PTAB

PGR2018-00071

Supercell Oy v. GREE Inc

Key Events
Petition
petition Intelligence

1. Case Identification

2. Patent Overview

  • Title: Method and Apparatus for Providing Online Shooting Game
  • Brief Description: The ’664 patent relates to a method and system for online shooting games designed to increase convenience for players. The technology involves displaying a selectable identification range on a player's screen, automatically detecting enemy characters within that range, determining an attack priority among them, and designating one enemy as an "automatic tracking object" to assist with aiming.

3. Grounds for Unpatentability

Ground 1: Claims 1-19 are invalid under 35 U.S.C. § 101 for being directed to patent-ineligible subject matter.

  • Prior Art Relied Upon: Petitioner did not rely on specific prior art references for an obviousness combination. Instead, the challenge was based on the argument that the claimed steps are abstract and represent "well-understood, routine, and conventional" activities. Petitioner cited the ’664 patent's own specification, which acknowledged prior art shooting games where players manually aim and shoot, as evidence of the conventional nature of the underlying activity.
  • Core Argument for this Ground: Petitioner's argument followed the two-step framework from Alice Corp. v. CLS Bank Int'l.
    • Alice Step 1 (Abstract Idea): Petitioner argued that claims 1-19 are directed to the abstract idea of detecting and tracking an enemy in a shooting game. This concept was framed as a long-standing human activity, analogous to rules for a game, which can be performed mentally or manually. Petitioner contended the claims recite only generalized, functional steps (e.g., "selecting," "detecting," "determining") without providing a specific technological improvement or a concrete implementation. The claims automate a known, manual process, which is a hallmark of an abstract idea. By claiming the functional result without being limited to a particular means for achieving it, the claims impermissibly preempt the abstract idea itself.
    • Alice Step 2 (Inventive Concept): Petitioner argued the claims lack an inventive concept sufficient to transform the abstract idea into a patent-eligible application. The primary asserted inventive concept in the specification—"increasing convenience for shooting games based on skill levels of the players"—was not actually recited in any of the challenged claims. The claims merely require the use of generic, conventional computer components (e.g., "game server," "network," "database," "player terminal") to perform their ordinary functions in a well-understood environment. Petitioner asserted that the ordered combination of these conventional steps and components adds nothing inventive and amounts to no more than instructing a person to "apply" the abstract idea using a generic computer.
  • Key Aspects:
    • A central pillar of the argument was the significant disconnect between the purported invention described in the specification (i.e., adapting game difficulty based on a player's "skill level" or "rank") and the actual scope of the claims, which contain no such limitations.
    • Petitioner also raised an independent challenge against claim 16 and its dependents, arguing the claim's "computer-readable recording medium" is not limited to being "non-transitory." Because the specification describes implementation via a "carrier wave," Petitioner contended the claim encompasses patent-ineligible transitory signals per se.

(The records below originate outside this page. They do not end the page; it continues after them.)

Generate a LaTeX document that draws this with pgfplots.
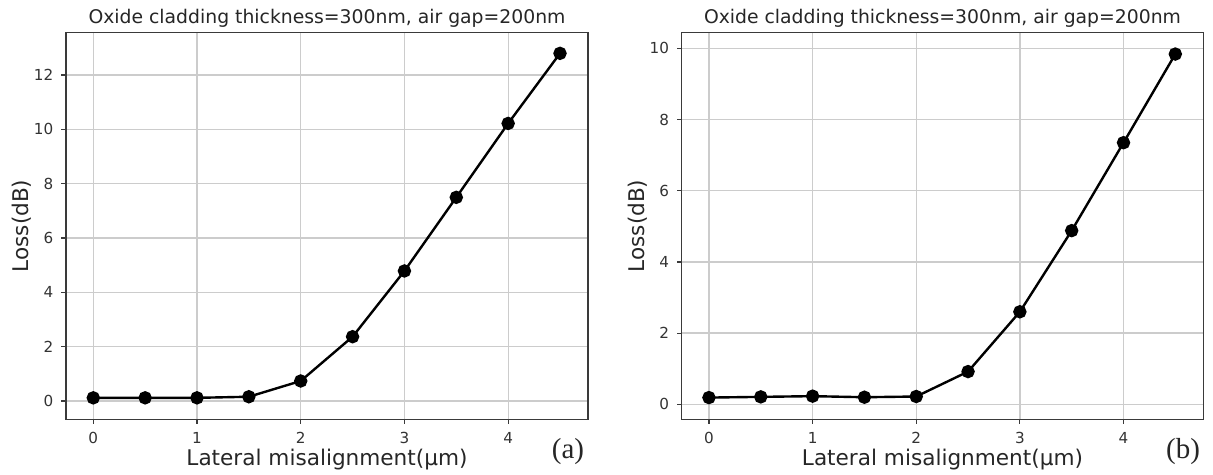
\documentclass[border=0pt]{standalone}
\usepackage{fontspec}
\setmainfont{DejaVu Sans}
\newfontfamily\timesfont{Liberation Serif}
\usepackage{pgfplots}
\pgfplotsset{compat=1.18}
\definecolor{gridc}{HTML}{CCCCCC}
\definecolor{framec}{HTML}{3A3A3A}
\pgfplotsset{
  lossax/.style={
    scale only axis,
    width=261pt, height=193.3pt,
    axis line style={framec, line width=0.65pt},
    grid=major,
    major grid style={gridc, line width=0.65pt},
    tick align=outside,
    tick pos=left,
    major tick length=2.35pt,
    every tick/.style={framec, line width=0.6pt},
    xmin=-0.263, xmax=4.77,
    xtick={0,1,2,3,4},
    /pgf/number format/assume math mode=true,
    tick label style={font=\fontsize{7.6}{9}\selectfont, text=black!80},
    xticklabel style={yshift=-0.5pt},
    yticklabel style={xshift=-0.5pt},
    title style={font=\fontsize{9.4}{11}\selectfont, text=black!85, at={(axis description cs:0.5,1)}, anchor=base, yshift=-1.6pt},
    xlabel style={font=\fontsize{10.8}{12}\selectfont, text=black!85, at={(axis description cs:0.5,0)}, anchor=base, yshift=-23.3pt},
    ylabel style={font=\fontsize{10.8}{12}\selectfont, text=black!85, at={(axis description cs:-0.0843,0.5)}, anchor=center},
    title={Oxide cladding thickness=300nm, air gap=200nm},
    xlabel={Lateral misalignment(μm)},
    ylabel={Loss(dB)},
  },
  lossplot/.style={black, line width=1.2pt, mark=*, mark size=2.75pt, mark options={solid, fill=black}},
}
\begin{document}
\begin{tikzpicture}
\useasboundingbox (0,0) rectangle (606.5pt,237.5pt);
\begin{axis}[lossax, at={(33pt,27.85pt)}, anchor=south west,
  ymin=-0.67, ymax=13.56, ytick={0,2,4,6,8,10,12}]
\addplot[lossplot] coordinates {
(0,0.12) (0.5,0.12) (1,0.12) (1.5,0.16) (2,0.74) (2.5,2.37) (3,4.79) (3.5,7.5) (4,10.22) (4.5,12.8)};
\end{axis}
\node[font=\timesfont\fontsize{14.5}{16}\selectfont, text=black!85] at (284pt,11.5pt) {(a)};
\begin{axis}[lossax, at={(340.85pt,27.85pt)}, anchor=south west, width=260.8pt,
  ymin=-0.42, ymax=10.44, ytick={0,2,4,6,8,10}]
\addplot[lossplot] coordinates {
(0,0.19) (0.5,0.21) (1,0.23) (1.5,0.2) (2,0.22) (2.5,0.92) (3,2.6) (3.5,4.88) (4,7.35) (4.5,9.84)};
\end{axis}
\node[font=\timesfont\fontsize{14.5}{16}\selectfont, text=black!85] at (591.5pt,11.5pt) {(b)};
\end{tikzpicture}
\end{document}
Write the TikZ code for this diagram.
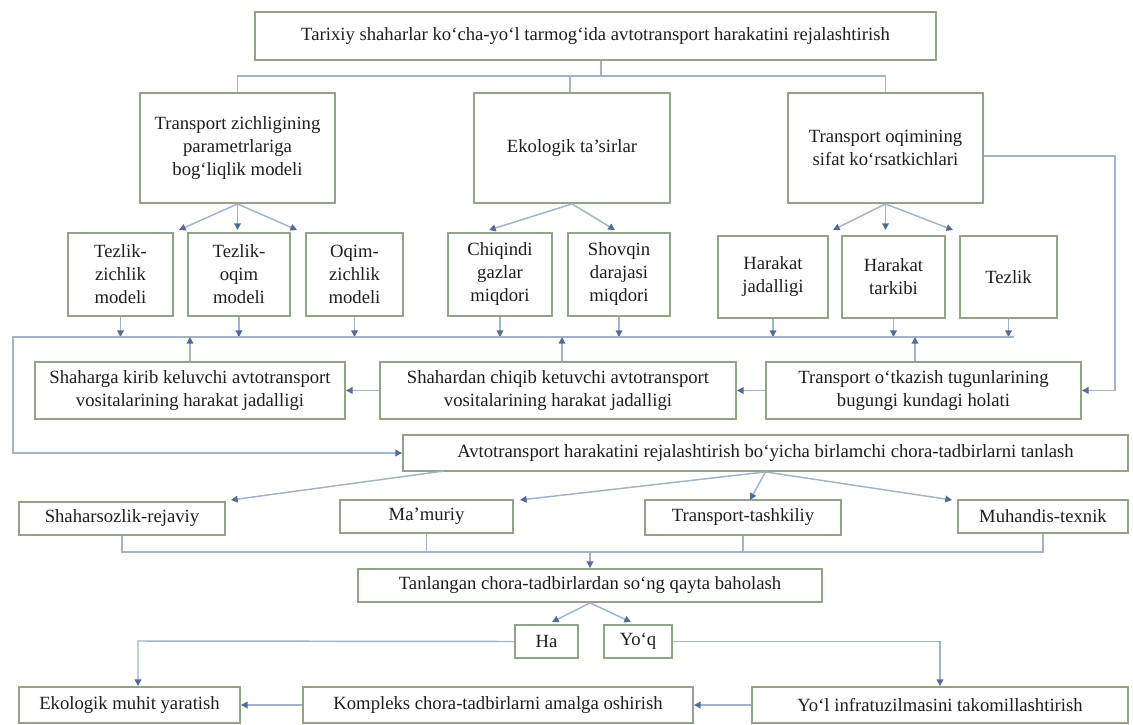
\documentclass[tikz,border=0pt]{standalone}
\usepackage{fontspec}
\setmainfont{Liberation Serif}
\usetikzlibrary{arrows.meta,calc}
\definecolor{bordc}{HTML}{93A386}
\definecolor{linec}{HTML}{A3B4C9}
\definecolor{arrc}{HTML}{506D99}
\definecolor{txtc}{HTML}{1E1E1E}
\newcommand{\mybox}[6]{\node[bx, minimum width={(#4-#2)*0.75pt}, minimum height={(#5-#3)*0.75pt}] (#1) at ({(#2+#4)/2},{(#3+#5)/2}) {#6};}
\tikzset{
  bx/.style={draw=bordc, line width=1.4pt, fill=white, inner sep=1pt, align=center, text=txtc, font=\fontsize{14}{17.25}\selectfont},
  conn/.style={draw=linec, line width=1.1pt},
  conna/.style={conn, -{Triangle[length=5pt,width=5pt,color=arrc]}}
}
\begin{document}
\begin{tikzpicture}[x=0.75pt,y=-0.75pt]
\useasboundingbox (0,0) rectangle (1133,725);
\fill[white] (0,0) rectangle (1133,725);

% boxes
\mybox{top}{255}{12}{936}{60}{Tarixiy shaharlar ko‘cha-yo‘l tarmog‘ida avtotransport harakatini rejalashtirish}
\mybox{A}{140}{93}{335}{203}{Transport zichligining\\parametrlariga\\bog‘liqlik modeli}
\mybox{B}{474}{93}{670}{203}{Ekologik ta’sirlar}
\mybox{C}{788}{93}{983}{203}{Transport oqimining\\sifat ko‘rsatkichlari}
\mybox{s1}{68}{233}{173}{316}{Tezlik-\\zichlik\\modeli}
\mybox{s2}{188}{233}{290}{316}{Tezlik-\\oqim\\modeli}
\mybox{s3}{306}{233}{403}{316}{Oqim-\\zichlik\\modeli}
\mybox{s4}{448}{233}{552}{316}{Chiqindi\\gazlar\\miqdori}
\mybox{s5}{568}{233}{670}{316}{Shovqin\\darajasi\\miqdori}
\mybox{s6}{718}{236}{828}{318}{Harakat\\jadalligi}
\mybox{s7}{842}{236}{945}{318}{Harakat\\tarkibi}
\mybox{s8}{960}{236}{1057}{318}{Tezlik}
\mybox{m1}{35}{362}{345}{419}{Shaharga kirib keluvchi avtotransport\\vositalarining harakat jadalligi}
\mybox{m2}{380}{362}{736}{419}{Shahardan chiqib ketuvchi avtotransport\\vositalarining harakat jadalligi}
\mybox{m3}{766}{362}{1081}{419}{Transport o‘tkazish tugunlarining\\bugungi kundagi holati}
\mybox{av}{403}{435}{1128}{471}{Avtotransport harakatini rejalashtirish bo‘yicha birlamchi chora-tadbirlarni tanlash}
\mybox{c1}{19}{502}{225}{535}{Shaharsozlik-rejaviy}
\mybox{c2}{340}{500}{513}{533}{Ma’muriy}
\mybox{c3}{645}{500}{841}{535}{Transport-tashkiliy}
\mybox{c4}{958}{500}{1128}{533}{Muhandis-texnik}
\mybox{tb}{358}{569}{822}{602}{Tanlangan chora-tadbirlardan so‘ng qayta baholash}
\mybox{ha}{515}{625}{578}{658}{Ha}
\mybox{yq}{604}{625}{672}{658}{Yo‘q}
\mybox{e1}{19}{687}{240}{723}{Ekologik muhit yaratish}
\mybox{e2}{303}{687}{693}{723}{Kompleks chora-tadbirlarni amalga oshirish}
\mybox{e3}{752}{687}{1128}{723}{Yo‘l infratuzilmasini takomillashtirish}

% coordinates
\coordinate (j1) at (601,76);
\coordinate (ta1) at (179,230);
\coordinate (ta3) at (297,230);
\coordinate (tb1) at (489,230);
\coordinate (tb2) at (615,230);
\coordinate (tc1) at (833,230);
\coordinate (tc3) at (953,230);
\coordinate (hl) at (13,337);
\coordinate (hr) at (1014,337);
\coordinate (u1) at (190,337);
\coordinate (u2) at (562,337);
\coordinate (u3) at (915,337);
\coordinate (rc) at (1115,156);
\coordinate (avl) at (444,471);
\coordinate (tc1b) at (231,500);
\coordinate (tc2b) at (520,500);
\coordinate (tc3b) at (750,500);
\coordinate (tc4b) at (952,500);
\coordinate (h2) at (0,552);
\coordinate (tha) at (552,622);
\coordinate (tyq) at (631,622);
\coordinate (hk) at (138,641);

% top tree
\draw[conn] (top.south -| j1) -- (j1);
\draw[conn] (A.north) -- (A.north |- j1) -- (C.north |- j1) -- (C.north);
\draw[conn] ([xshift=-1.5pt]B.north) -- ([xshift=-1.5pt]B.north |- j1);

% fan-outs
\draw[conna] (A.south) -- (ta1);
\draw[conna] (A.south) -- (A.south |- ta1);
\draw[conna] (A.south) -- (ta3);
\draw[conna] (B.south) -- (tb1);
\draw[conna] (B.south) -- (tb2);
\draw[conna] (C.south) -- (tc1);
\draw[conna] (C.south) -- (C.south |- tc1);
\draw[conna] (C.south) -- (tc3);

% small boxes down to the collector line
\foreach \n in {s1,s2,s3,s4,s5,s6,s7,s8} {
  \draw[conna] (\n.south) -- (\n.south |- hl);
}
\draw[conna] (hr) -- (hl) |- (av.west);

% middle row up
\draw[conna] (m1.north -| u1) -- (u1);
\draw[conna] (m2.north -| u2) -- (u2);
\draw[conna] (m3.north -| u3) -- (u3);

% right feedback
\draw[conna] (C.east |- rc) -- (rc) |- (m3.east);
\draw[conna] (m3.west) -- (m2.east);
\draw[conna] (m2.west) -- (m1.east);

% measures
\draw[conna] (avl) -- (tc1b);
\draw[conna] (av.south) -- (tc2b);
\draw[conna] (av.south) -- (tc3b);
\draw[conna] (av.south) -- (tc4b);

\draw[conn] (c1.south) -- (c1.south |- h2) -- (c4.south |- h2) -- (c4.south);
\draw[conn] (c2.south) -- (c2.south |- h2);
\draw[conn] (c3.south) -- (c3.south |- h2);
\draw[conna] (tb.north |- h2) -- (tb.north);

% evaluation
\draw[conna] (tb.south) -- (tha);
\draw[conna] (tb.south) -- (tyq);
\draw[conna] (ha.west) -- (hk) -- (hk |- e1.north);
\draw[conna] (yq.east) -| (e3.north);
\draw[conna] (e3.west) -- (e2.east);
\draw[conna] (e2.west) -- (e1.east);
\end{tikzpicture}
\end{document}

4. Key Technical Contentions (Beyond Claim Construction)

  • Petitioner's core technical contention was that the ’664 patent fails to disclose any specific technical improvement to computer functionality. The claims were characterized as being written in purely functional, result-oriented language that automates a process (aiming and shooting in a game) previously known and performed manually, which does not constitute a patent-eligible technical solution.
  • Petitioner further contended that the hardware elements recited in the claims and described in the specification are generic and conventional. The system components, such as the "shooting game server" and "player terminals," serve only as a generic environment for executing the abstract idea, rather than being part of a specific, inventive technical implementation that improves the functioning of the computer itself.

5. Relief Requested

  • Petitioner requests institution of a Post Grant Review (PGR) and cancellation of claims 1-19 of Patent 9,770,664 as unpatentable under 35 U.S.C. §101.